A liberal as a young man, he later emerged as one of the most prominent American Jewish conservative thinkers in the United States.

Norman Podhoretz. Photo by Sarah Merians/Courtesy of Commentary Inc.
Norman Podhoretz. Photo by Sarah Merians/Courtesy of Commentary Inc.

Norman Podhoretz, one of the most influential American Jewish intellectuals of the postwar era and the longtime editor of Commentary magazine, died in New York City on Dec. 16, weeks before his 96th birthday. He passed away peacefully, according to his family.

A liberal as a young man, he later emerged as one of the most prominent conservative thinkers in the United States, playing a central role in shaping American political and cultural debate for decades.

As editor-in-chief of Commentary for 35 years, he helped redefine the magazine’s intellectual direction, publishing extensively on literature, politics and Jewish identity. Over the course of his career, he wrote 12 books, decades of newspaper columns and published 145 essays in Commentary between 1953 and 2020.

In his 1999 memoir, Ex-Friends: Falling Out with Allen Ginsberg, Lionel and Diana Trilling, Lillian Hellman, Hannah Arendt and Norman Mailer, he wrote about his intellectual journey from left-wing radicalism to conservatism and the breakdown of his friendships with prominent New York intellectuals.

Podhoretz was the father of Ruthe Blum, Jewish News Syndicate senior contributing editor, and Commentary editor John Podhoretz, who wrote in a eulogy that his father remained “a man of letters” to the very end. At the time of his death, his son noted, a new translation of The Odyssey sat on his father’s desk alongside Alexander Pope’s classic version.

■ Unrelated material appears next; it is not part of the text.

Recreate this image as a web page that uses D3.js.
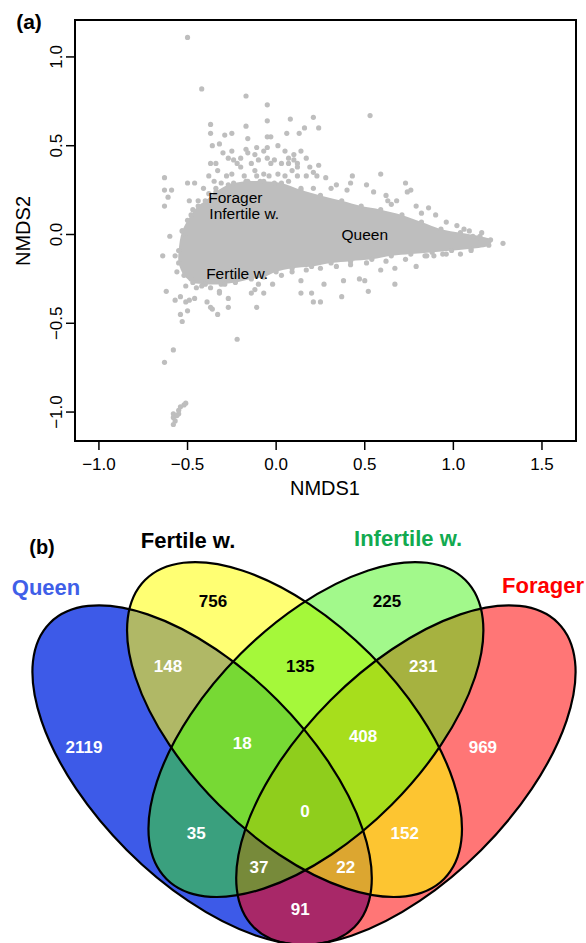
<!DOCTYPE html>
<html>
<head>
<meta charset="utf-8">
<script src="https://cdn.jsdelivr.net/npm/d3@7"></script>
<style>
  body { margin: 0; background: #fff; }
  svg { display: block; font-family: "Liberation Sans", Arial, Helvetica, sans-serif; }
</style>
</head>
<body>
<svg id="figure" width="586" height="943"></svg>
<script>
// ---- panel (a): NMDS ordination ----
const xTicks = [-1.0, -0.5, 0.0, 0.5, 1.0, 1.5];
const yTicks = [-1.0, -0.5, 0.0, 0.5, 1.0];

// dense core of the cloud (outline, NMDS1/NMDS2 units)
const cloudCore = [
  [-0.55, -0.09], [-0.53, 0.02], [-0.48, 0.11], [-0.44, 0.16], [-0.40, 0.19],
  [-0.34, 0.24], [-0.27, 0.28], [-0.17, 0.30], [-0.07, 0.30], [0.03, 0.29],
  [0.14, 0.25], [0.25, 0.22], [0.37, 0.19], [0.48, 0.16], [0.59, 0.14],
  [0.71, 0.11], [0.82, 0.07], [0.93, 0.03], [1.04, 0.01], [1.15, -0.01],
  [1.21, -0.03], [1.20, -0.06], [1.10, -0.08], [0.99, -0.09], [0.88, -0.10],
  [0.76, -0.11], [0.65, -0.12], [0.54, -0.14], [0.42, -0.15], [0.31, -0.16],
  [0.20, -0.18], [0.09, -0.19], [0.00, -0.21], [-0.07, -0.24], [-0.14, -0.25],
  [-0.23, -0.27], [-0.31, -0.28], [-0.40, -0.28], [-0.47, -0.27], [-0.52, -0.23],
  [-0.55, -0.16]
];

// individual points outside the dense core
const scatterPoints = [
  [-0.50, 1.11], [-0.42, 0.82], [-0.17, 0.78], [-0.05, 0.73], [0.08, 0.65],
  [-0.05, 0.64], [-0.37, 0.62], [-0.17, 0.61], [-0.37, 0.57], [-0.29, 0.56],
  [-0.25, 0.57], [-0.16, 0.54], [-0.05, 0.55], [-0.03, 0.55], [0.06, 0.57],
  [0.13, 0.57], [-0.36, 0.50], [-0.32, 0.51], [-0.17, 0.48], [-0.11, 0.49],
  [-0.05, 0.49], [0.01, 0.50], [0.53, 0.67], [0.21, 0.66], [0.16, 0.60],
  [0.24, 0.60], [0.10, 0.45], [0.12, 0.40], [0.19, 0.38], [0.21, 0.35],
  [0.23, 0.33], [0.59, 0.34], [0.42, 0.29], [0.73, 0.29], [0.74, 0.24],
  [0.76, 0.25], [0.86, 0.15], [0.63, 0.19], [0.65, 0.17], [1.09, 0.02],
  [1.11, -0.01], [1.14, -0.02], [1.20, -0.04], [1.28, -0.05],
  [-0.63, 0.32], [-0.50, 0.29], [-0.46, 0.29], [-0.63, 0.25], [-0.59, 0.25],
  [-0.61, 0.21], [-0.49, 0.19], [-0.63, 0.16], [-0.60, -0.01], [-0.37, 0.40],
  [-0.30, 0.46], [-0.27, 0.43], [-0.24, 0.42], [-0.20, 0.43], [-0.16, 0.46],
  [-0.12, 0.45], [-0.10, 0.42], [-0.05, 0.43], [-0.01, 0.42], [0.03, 0.40],
  [0.07, 0.43], [0.10, 0.42], [-0.33, 0.36], [-0.25, 0.34], [-0.20, 0.38],
  [-0.12, 0.36], [-0.07, 0.34], [0.01, 0.34], [0.09, 0.36], [0.12, 0.38],
  [-0.35, 0.30], [-0.31, 0.29], [-0.24, 0.29], [-0.16, 0.30], [-0.09, 0.30],
  [-0.01, 0.29], [0.07, 0.30], [-0.41, 0.26], [-0.38, 0.23], [-0.44, 0.19],
  [-0.47, 0.14], [-0.50, 0.08], [-0.53, 0.02], [-0.51, -0.02],
  [-0.25, 0.47], [-0.07, 0.47], [0.05, 0.47], [-0.34, 0.40], [-0.22, 0.40],
  [-0.14, 0.40], [-0.03, 0.40], [0.07, 0.40], [-0.38, 0.33], [-0.28, 0.33],
  [-0.18, 0.33], [-0.11, 0.33], [-0.04, 0.33], [0.05, 0.33], [0.12, 0.33],
  [0.17, 0.33], [-0.34, 0.26], [0.14, 0.26], [0.21, 0.26], [0.31, 0.26],
  [0.14, 0.47], [0.17, 0.43], [0.24, 0.39], [0.28, 0.32], [0.34, 0.28],
  [0.40, 0.25], [0.43, 0.33], [0.51, 0.28], [0.55, 0.24], [0.62, 0.22],
  [0.68, 0.19], [0.79, 0.16], [0.82, 0.12], [0.90, 0.11], [0.96, 0.07],
  [1.02, 0.05], [1.06, 0.03], [1.16, 0.01],
  [0.14, -0.26], [0.14, -0.33], [0.20, -0.33], [0.21, -0.38], [0.25, -0.38],
  [0.37, -0.35], [0.27, -0.28], [0.38, -0.26], [0.47, -0.25], [0.50, -0.26],
  [0.52, -0.32], [0.59, -0.20], [0.67, -0.19], [0.67, -0.28], [0.79, -0.18],
  [0.84, -0.12], [0.89, -0.12], [0.94, -0.11],
  [-0.62, -0.32], [-0.57, -0.37], [-0.54, -0.35], [-0.51, -0.38], [-0.49, -0.37],
  [-0.46, -0.36], [-0.54, -0.45], [-0.50, -0.43], [-0.53, -0.49], [-0.39, -0.38],
  [-0.37, -0.41], [-0.36, -0.42], [-0.33, -0.45], [-0.32, -0.32], [-0.32, -0.33],
  [-0.29, -0.28], [-0.27, -0.36], [-0.27, -0.41], [-0.14, -0.33], [-0.12, -0.31],
  [-0.10, -0.28], [-0.07, -0.33], [-0.02, -0.28], [-0.11, -0.41], [-0.22, -0.59],
  [-0.58, -0.65], [-0.63, -0.72], [-0.64, -0.12], [-0.57, -0.12], [-0.56, -0.21],
  [-0.51, -0.95], [-0.52, -0.96], [-0.54, -0.97], [-0.55, -0.99], [-0.55, -1.01],
  [-0.56, -1.02], [-0.58, -1.01], [-0.58, -1.03], [-0.57, -1.05], [-0.58, -1.07],
  [0.03, -0.23], [0.09, -0.21], [0.17, -0.20], [0.25, -0.19], [0.34, -0.18],
  [0.42, -0.17], [0.51, -0.16], [0.62, -0.15], [0.73, -0.14], [0.85, -0.12],
  [0.96, -0.11], [1.04, -0.11], [1.10, -0.09],
  [-0.51, -0.29], [-0.45, -0.30], [-0.42, -0.29], [-0.37, -0.30], [-0.48, -0.25]
];

const groupNames = ["Forager", "Infertile w.", "Fertile w.", "Queen"];
const groupCentroids = [[-0.23, 0.21], [-0.18, 0.12], [-0.22, -0.22], [0.50, 0.0]];

// ---- panel (b): Venn diagram ----
const setNames = ["Queen", "Fertile w.", "Infertile w.", "Forager"];
// each region: which sets it belongs to (0 Queen, 1 Fertile, 2 Infertile, 3 Forager)
const regionSets = [
  [0], [1], [2], [3],
  [0, 1], [0, 2], [0, 3], [1, 2], [1, 3], [2, 3],
  [0, 1, 2], [0, 1, 3], [0, 2, 3], [1, 2, 3],
  [0, 1, 2, 3]
];
const regionCounts = [2119, 756, 225, 969, 148, 35, 91, 135, 152, 231, 18, 22, 37, 408, 0];

document.addEventListener("DOMContentLoaded", function () {
  const svg = d3.select("#figure");

  renderScatter();
  renderVenn();

  function renderScatter() {
    const x = d3.scaleLinear().domain([-1.135, 1.692]).range([75, 576]);
    const y = d3.scaleLinear().domain([-1.163, 1.208]).range([441, 20]);
    const fmt = d3.format(".1f");
    const g = svg.append("g");

    const line = d3.line()
      .x(d => x(d[0]))
      .y(d => y(d[1]))
      .curve(d3.curveCatmullRomClosed);

    g.append("path")
      .attr("d", line(cloudCore))
      .attr("fill", "#bebebe");

    g.selectAll("circle.pt")
      .data(cloudCore.concat(scatterPoints))
      .join("circle")
      .attr("class", "pt")
      .attr("cx", d => x(d[0]))
      .attr("cy", d => y(d[1]))
      .attr("r", 2.6)
      .attr("fill", "#bebebe");

    g.selectAll("text.grp")
      .data(groupNames)
      .join("text")
      .attr("class", "grp")
      .attr("x", (d, i) => x(groupCentroids[i][0]))
      .attr("y", (d, i) => y(groupCentroids[i][1]))
      .attr("dy", "0.35em")
      .attr("text-anchor", "middle")
      .attr("font-size", 15.5)
      .attr("fill", "#000")
      .text(d => d);

    // frame
    g.append("rect")
      .attr("x", 75).attr("y", 20)
      .attr("width", 501).attr("height", 421)
      .attr("fill", "none")
      .attr("stroke", "#000")
      .attr("stroke-width", 2);

    // x axis
    const xa = g.append("g");
    xa.selectAll("line")
      .data(xTicks)
      .join("line")
      .attr("x1", d => x(d)).attr("x2", d => x(d))
      .attr("y1", 441).attr("y2", 450)
      .attr("stroke", "#000").attr("stroke-width", 1.5);
    xa.selectAll("text")
      .data(xTicks)
      .join("text")
      .attr("x", d => x(d))
      .attr("y", 470)
      .attr("text-anchor", "middle")
      .attr("font-size", 17)
      .text(d => fmt(d));

    // y axis
    const ya = g.append("g");
    ya.selectAll("line")
      .data(yTicks)
      .join("line")
      .attr("x1", 66).attr("x2", 75)
      .attr("y1", d => y(d)).attr("y2", d => y(d))
      .attr("stroke", "#000").attr("stroke-width", 1.5);
    ya.selectAll("text")
      .data(yTicks)
      .join("text")
      .attr("transform", d => `translate(62,${y(d)}) rotate(-90)`)
      .attr("text-anchor", "middle")
      .attr("font-size", 17)
      .text(d => fmt(d));

    g.append("text")
      .attr("x", 325).attr("y", 495)
      .attr("text-anchor", "middle")
      .attr("font-size", 20)
      .text("NMDS1");
    g.append("text")
      .attr("transform", "translate(30,231) rotate(-90)")
      .attr("text-anchor", "middle")
      .attr("font-size", 20)
      .text("NMDS2");

    g.append("text")
      .attr("x", 29).attr("y", 29)
      .attr("text-anchor", "middle")
      .attr("font-size", 21)
      .attr("font-weight", "bold")
      .text("(a)");
  }

  function renderVenn() {
    const vx = d3.scaleLinear().domain([0, 1]).range([33, 575]);
    const vy = d3.scaleLinear().domain([0, 1]).range([942, 400]);
    const unit = vx(1) - vx(0);

    // ellipse geometry: centre, semi-axes, screen rotation (deg)
    const shapes = [
      { cx: 0.312, cy: 0.308, a: 0.397, b: 0.196, rot: 45 },
      { cx: 0.4825, cy: 0.392, a: 0.390, b: 0.197, rot: 45 },
      { cx: 0.522, cy: 0.392, a: 0.390, b: 0.197, rot: -45 },
      { cx: 0.688, cy: 0.308, a: 0.397, b: 0.196, rot: -45 }
    ];
    const regionFill = [
      "#3d5ae8", "#ffff73", "#a2f98b", "#ff7676",
      "#b0b866", "#3aa07e", "#a82868", "#a5f83a", "#fdc531", "#a6b240",
      "#77d934", "#dca630", "#778a3a", "#a7de1c",
      "#8fce1c"
    ];
    const labelPos = [
      [0.094, 0.360], [0.332, 0.629], [0.653, 0.629], [0.830, 0.360],
      [0.249, 0.509], [0.301, 0.201], [0.493, 0.061], [0.493, 0.509], [0.686, 0.201], [0.720, 0.509],
      [0.386, 0.367], [0.577, 0.138], [0.417, 0.138], [0.609, 0.380],
      [0.502, 0.242]
    ];
    const labelInk = [
      "#fff", "#000", "#000", "#fff",
      "#fff", "#fff", "#fff", "#000", "#fff", "#fff",
      "#fff", "#fff", "#fff", "#fff",
      "#fff"
    ];
    const titlePos = [[0.024, 0.655], [0.286, 0.742], [0.692, 0.745], [0.941, 0.659]];
    const titleInk = ["#3f5fe8", "#000000", "#12aa50", "#ff0000"];

    function ellipseAttrs(sel, s) {
      sel.attr("cx", 0).attr("cy", 0)
        .attr("rx", s.a * unit)
        .attr("ry", s.b * unit)
        .attr("transform", `translate(${vx(s.cx)},${vy(s.cy)}) rotate(${s.rot})`);
    }

    const defs = svg.append("defs");
    shapes.forEach(function (s, i) {
      defs.append("clipPath")
        .attr("id", "venn-clip-" + i)
        .append("ellipse")
        .call(ellipseAttrs, s);
    });

    const g = svg.append("g");

    // paint regions from single sets to the 4-way overlap
    regionSets.forEach(function (members, r) {
      let host = g;
      members.slice(0, -1).forEach(function (m) {
        host = host.append("g").attr("clip-path", `url(#venn-clip-${m})`);
      });
      host.append("ellipse")
        .call(ellipseAttrs, shapes[members[members.length - 1]])
        .attr("fill", regionFill[r]);
    });

    g.selectAll("ellipse.outline")
      .data(shapes)
      .join("ellipse")
      .attr("class", "outline")
      .each(function (s) { d3.select(this).call(ellipseAttrs, s); })
      .attr("fill", "none")
      .attr("stroke", "#000")
      .attr("stroke-width", 2.2);

    g.selectAll("text.count")
      .data(regionCounts)
      .join("text")
      .attr("class", "count")
      .attr("x", (d, i) => vx(labelPos[i][0]))
      .attr("y", (d, i) => vy(labelPos[i][1]))
      .attr("dy", "0.35em")
      .attr("text-anchor", "middle")
      .attr("font-size", 17)
      .attr("font-weight", "bold")
      .attr("fill", (d, i) => labelInk[i])
      .text(d => d);

    g.selectAll("text.set")
      .data(setNames)
      .join("text")
      .attr("class", "set")
      .attr("x", (d, i) => vx(titlePos[i][0]))
      .attr("y", (d, i) => vy(titlePos[i][1]))
      .attr("dy", "0.35em")
      .attr("text-anchor", "middle")
      .attr("font-size", 22)
      .attr("font-weight", "bold")
      .attr("fill", (d, i) => titleInk[i])
      .text(d => d);

    g.append("text")
      .attr("x", 42).attr("y", 554)
      .attr("text-anchor", "middle")
      .attr("font-size", 20)
      .attr("font-weight", "bold")
      .text("(b)");
  }
});
</script>
</body>
</html>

In recognition of his support for Israel and his contributions to Jewish thought, Podhoretz received the Guardian of Zion Award from Bar-Ilan University’s Ingeborg Rennert Center for Jerusalem Studies in 2007.

Born in Brooklyn, N.Y., to immigrant parents, Podhoretz rose from poverty to become a towering figure in American intellectual life—known for his literary criticism, ideological independence and deep engagement with Jewish history, faith and identity.

His wife, Midge Decter, died on May 9, 2022, at the age of 94. He is survived by four children, 13 grandchildren and 16 great-grandchildren.